***** Material provided

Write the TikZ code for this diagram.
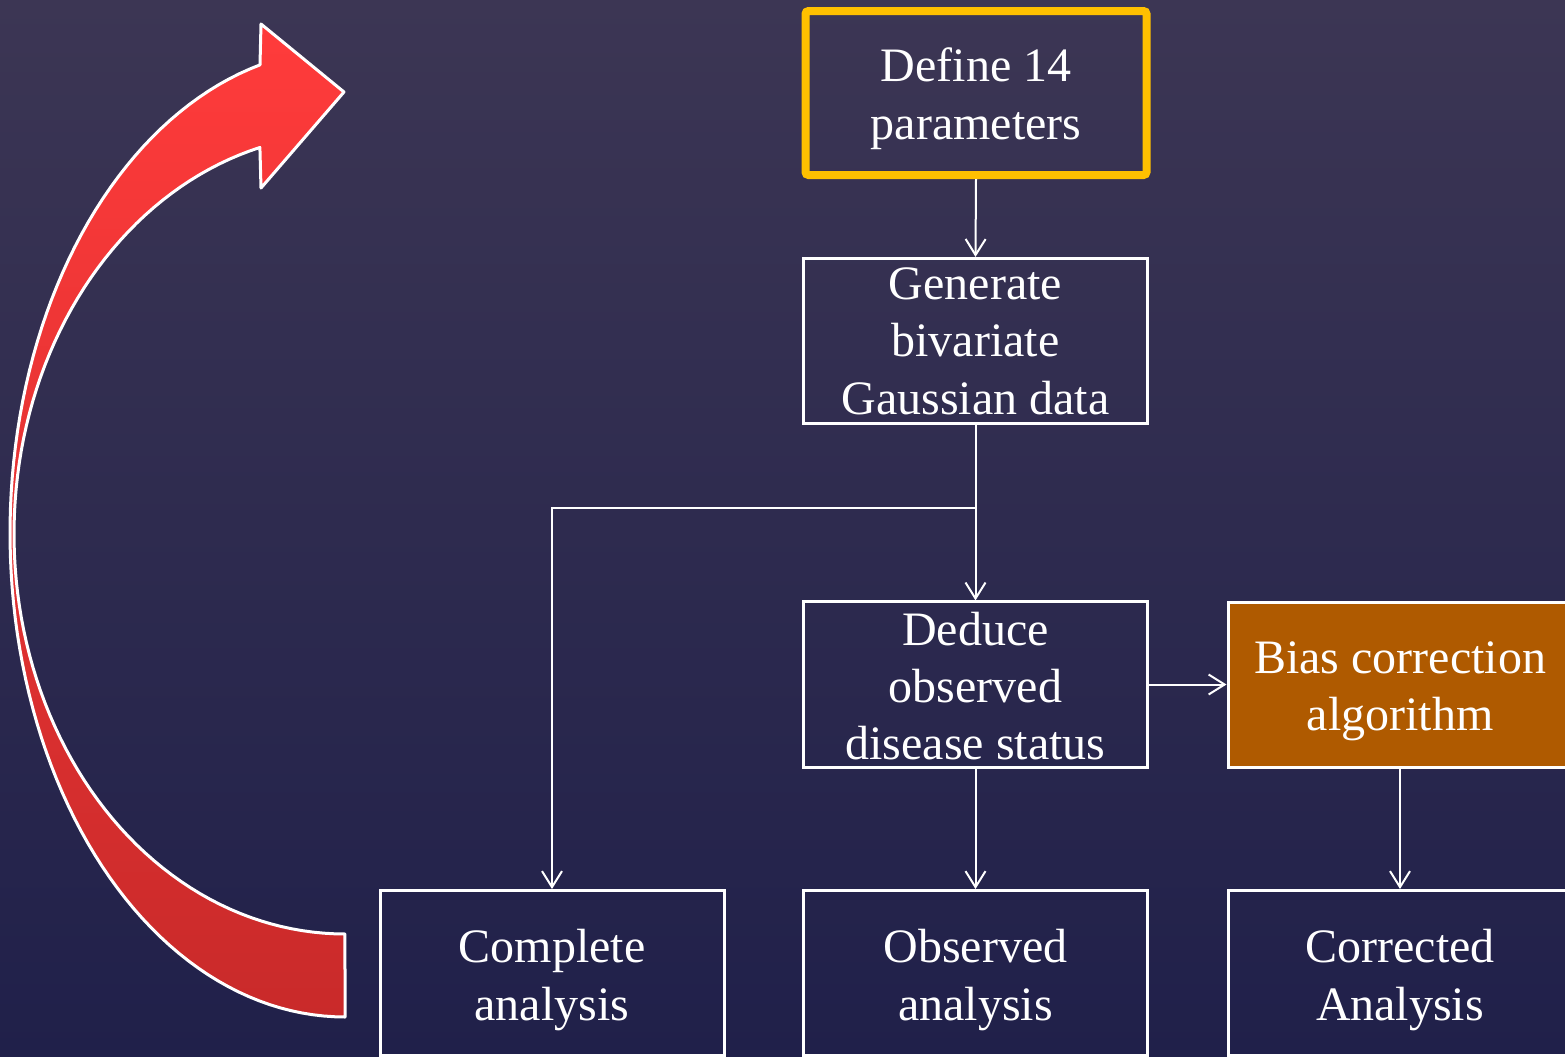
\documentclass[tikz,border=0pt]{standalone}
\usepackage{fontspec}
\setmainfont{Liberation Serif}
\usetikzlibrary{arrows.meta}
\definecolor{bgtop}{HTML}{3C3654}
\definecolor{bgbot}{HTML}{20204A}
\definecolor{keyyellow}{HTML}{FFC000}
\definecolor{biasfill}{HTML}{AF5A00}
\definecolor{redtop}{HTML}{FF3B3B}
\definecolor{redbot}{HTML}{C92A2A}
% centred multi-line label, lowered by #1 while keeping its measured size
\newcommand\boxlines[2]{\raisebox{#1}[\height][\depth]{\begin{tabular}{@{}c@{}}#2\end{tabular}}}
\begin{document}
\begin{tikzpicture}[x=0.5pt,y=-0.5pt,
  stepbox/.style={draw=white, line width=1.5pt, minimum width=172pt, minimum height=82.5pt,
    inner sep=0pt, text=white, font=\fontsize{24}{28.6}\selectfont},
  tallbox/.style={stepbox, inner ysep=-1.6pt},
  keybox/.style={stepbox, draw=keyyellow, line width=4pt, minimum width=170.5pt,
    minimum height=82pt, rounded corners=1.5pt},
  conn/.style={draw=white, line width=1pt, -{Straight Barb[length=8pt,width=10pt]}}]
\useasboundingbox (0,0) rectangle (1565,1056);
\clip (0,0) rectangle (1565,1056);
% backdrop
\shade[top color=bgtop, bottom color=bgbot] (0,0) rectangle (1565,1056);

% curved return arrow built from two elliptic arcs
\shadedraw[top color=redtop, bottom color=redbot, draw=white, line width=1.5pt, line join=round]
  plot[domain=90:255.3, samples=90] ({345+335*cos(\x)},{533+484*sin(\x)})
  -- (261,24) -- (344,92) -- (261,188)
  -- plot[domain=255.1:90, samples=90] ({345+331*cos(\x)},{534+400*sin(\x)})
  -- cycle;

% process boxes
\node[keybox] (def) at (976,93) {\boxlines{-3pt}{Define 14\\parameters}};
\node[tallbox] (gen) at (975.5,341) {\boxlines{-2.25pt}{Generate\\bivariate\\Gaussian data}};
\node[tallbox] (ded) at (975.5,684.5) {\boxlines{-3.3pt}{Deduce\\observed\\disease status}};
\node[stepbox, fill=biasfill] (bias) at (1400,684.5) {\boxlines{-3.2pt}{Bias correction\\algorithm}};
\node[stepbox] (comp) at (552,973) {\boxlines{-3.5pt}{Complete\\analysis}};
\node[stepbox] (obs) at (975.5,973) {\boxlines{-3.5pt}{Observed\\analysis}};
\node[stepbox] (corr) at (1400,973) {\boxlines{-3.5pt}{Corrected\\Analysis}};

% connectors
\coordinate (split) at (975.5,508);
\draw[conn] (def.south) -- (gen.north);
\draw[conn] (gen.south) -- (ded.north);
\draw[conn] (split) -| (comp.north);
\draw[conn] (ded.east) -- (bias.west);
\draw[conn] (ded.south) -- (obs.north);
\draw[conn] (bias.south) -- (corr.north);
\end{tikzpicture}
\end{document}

**********

Reproduce the whole listing word for word, setting aside any pictures.

Write the TikZ code for this diagram.
\documentclass[tikz,border=0pt]{standalone}
\usepackage{fontspec}
\setmainfont{Liberation Serif}
\usetikzlibrary{arrows.meta}
\definecolor{bgtop}{HTML}{3C3654}
\definecolor{bgbot}{HTML}{20204A}
\definecolor{keyyellow}{HTML}{FFC000}
\definecolor{biasfill}{HTML}{AF5A00}
\definecolor{redtop}{HTML}{FF3B3B}
\definecolor{redbot}{HTML}{C92A2A}
% centred multi-line label, lowered by #1 while keeping its measured size
\newcommand\boxlines[2]{\raisebox{#1}[\height][\depth]{\begin{tabular}{@{}c@{}}#2\end{tabular}}}
\begin{document}
\begin{tikzpicture}[x=0.5pt,y=-0.5pt,
  stepbox/.style={draw=white, line width=1.5pt, minimum width=172pt, minimum height=82.5pt,
    inner sep=0pt, text=white, font=\fontsize{24}{28.6}\selectfont},
  tallbox/.style={stepbox, inner ysep=-1.6pt},
  keybox/.style={stepbox, draw=keyyellow, line width=4pt, minimum width=170.5pt,
    minimum height=82pt, rounded corners=1.5pt},
  conn/.style={draw=white, line width=1pt, -{Straight Barb[length=8pt,width=10pt]}}]
\useasboundingbox (0,0) rectangle (1565,1056);
\clip (0,0) rectangle (1565,1056);
% backdrop
\shade[top color=bgtop, bottom color=bgbot] (0,0) rectangle (1565,1056);

% curved return arrow built from two elliptic arcs
\shadedraw[top color=redtop, bottom color=redbot, draw=white, line width=1.5pt, line join=round]
  plot[domain=90:255.3, samples=90] ({345+335*cos(\x)},{533+484*sin(\x)})
  -- (261,24) -- (344,92) -- (261,188)
  -- plot[domain=255.1:90, samples=90] ({345+331*cos(\x)},{534+400*sin(\x)})
  -- cycle;

% process boxes
\node[keybox] (def) at (976,93) {\boxlines{-3pt}{Define 14\\parameters}};
\node[tallbox] (gen) at (975.5,341) {\boxlines{-2.25pt}{Generate\\bivariate\\Gaussian data}};
\node[tallbox] (ded) at (975.5,684.5) {\boxlines{-3.3pt}{Deduce\\observed\\disease status}};
\node[stepbox, fill=biasfill] (bias) at (1400,684.5) {\boxlines{-3.2pt}{Bias correction\\algorithm}};
\node[stepbox] (comp) at (552,973) {\boxlines{-3.5pt}{Complete\\analysis}};
\node[stepbox] (obs) at (975.5,973) {\boxlines{-3.5pt}{Observed\\analysis}};
\node[stepbox] (corr) at (1400,973) {\boxlines{-3.5pt}{Corrected\\Analysis}};

% connectors
\coordinate (split) at (975.5,508);
\draw[conn] (def.south) -- (gen.north);
\draw[conn] (gen.south) -- (ded.north);
\draw[conn] (split) -| (comp.north);
\draw[conn] (ded.east) -- (bias.west);
\draw[conn] (ded.south) -- (obs.north);
\draw[conn] (bias.south) -- (corr.north);
\end{tikzpicture}
\end{document}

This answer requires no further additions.